Since many R users have very large computational needs, various tools for some kind of parallel operation of R have been devised. This chapter is devoted to parallel R.
Many a novice in parallel processing has, with great anticipation, written parallel code for some application only to find that the parallel version actually ran more slowly than the serial one. For reasons to be discussed in this chapter, this problem is especially acute with R.
Accordingly, understanding the nature of parallel-processing hardware and software is crucial to success in the parallel world. These issues will be discussed here in the context of common platforms for parallel R.
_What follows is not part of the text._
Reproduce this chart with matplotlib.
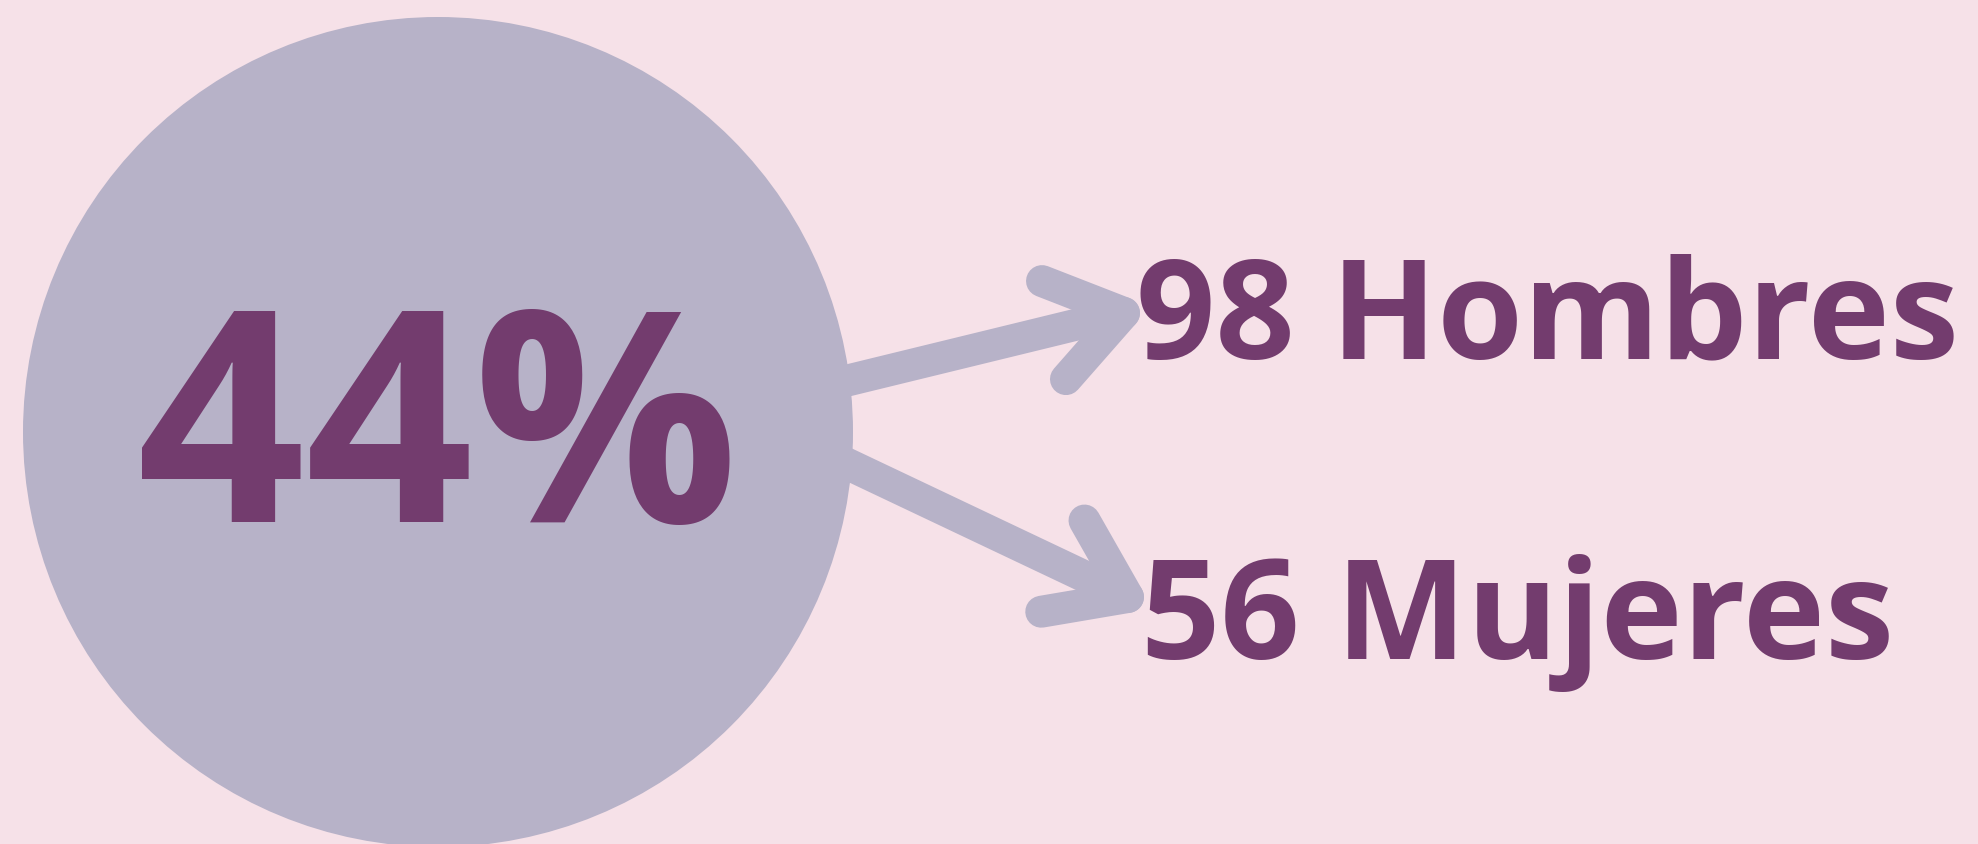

We’ll start with a few code examples and then move to general performance issues.
Consider a network graph of some kind, such as web links or links in a social network. Let A
be the adjacency matrix of the graph, meaning that, say, A[3,8]
is 1 or 0, depending on whether there is a link from node 3 to node 8.
For any two vertices, say any two websites, we might be interested in mutual outlinks—that is, outbound links that are common to two sites. Suppose that we want to find the mean number of mutual outlinks, averaged over all pairs of websites in our data set. This mean can be found using the following outline, for an n-by-n matrix:
1 sum = 0 2 for i = 0...n-1 3 for j = i+1...n-1 4 for k = 0...n-1 sum = sum + a[i][k]*a[j][k] 5 mean = sum / (n*(n-1)/2)
Given that our graph could contain thousands—even millions—of websites, our task could entail quite large amounts of computation. A common approach to dealing with this problem is to divide the computation into smaller chunks and then process each of the chunks simultaneously, say on separate computers.
Let’s say that we have two computers at our disposal. We might have one computer handle all the odd values of i
in the for i
loop in line 2 and have the second computer handle the even values. Or, since dual-core computers are fairly standard these days, we could take this same approach on a single computer. This may sound simple, but a number of major issues can arise, as you’ll learn in this chapter.